How do I deceive me? Let me count the ways ... number one would be my belief that I make rational decisions. If only life were that simple. My decisions — and yours, unless you're a robot — are tainted by a slew of emotional missteps, including, perhaps most importantly, the "sunk cost fallacy." That's our human failing in which we put value on investments that can never be recovered. Simply put, we throw good money after bad.

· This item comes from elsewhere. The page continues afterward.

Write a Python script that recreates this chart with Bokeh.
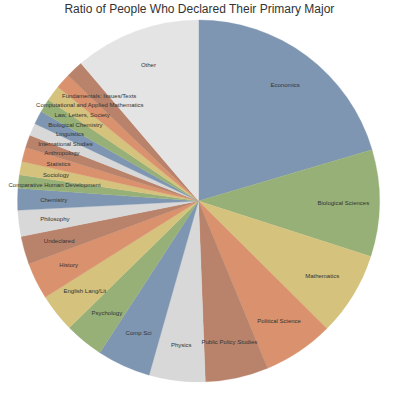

George Bush displayed it in 2006 when he justified staying in Iraq after any possible benefit to the U.S. had long since faded. In his July 4 address, he stated, "I'm not going to allow the sacrifice of 2,527 troops who have died in Iraq to be in vain, by pulling out before the job is done." Or here's (anti-defense-contractor!) Bernie Sanders' rationale to keep supporting the boondoggle known as the F35 joint strike fighter: "It is, essentially, built." That was in June 2014, when Lockheed Martin had "only" spent half a trillion dollars and change on what Sanders called "the damn plane," and which, according to a RAND analysis, "can't turn, can't climb, can't run." Now it's more than a trillion dollars, with no end in sight for a plane that, around the same time as Sanders' statement, caught fire during takeoff at Eglin AFB in Florida.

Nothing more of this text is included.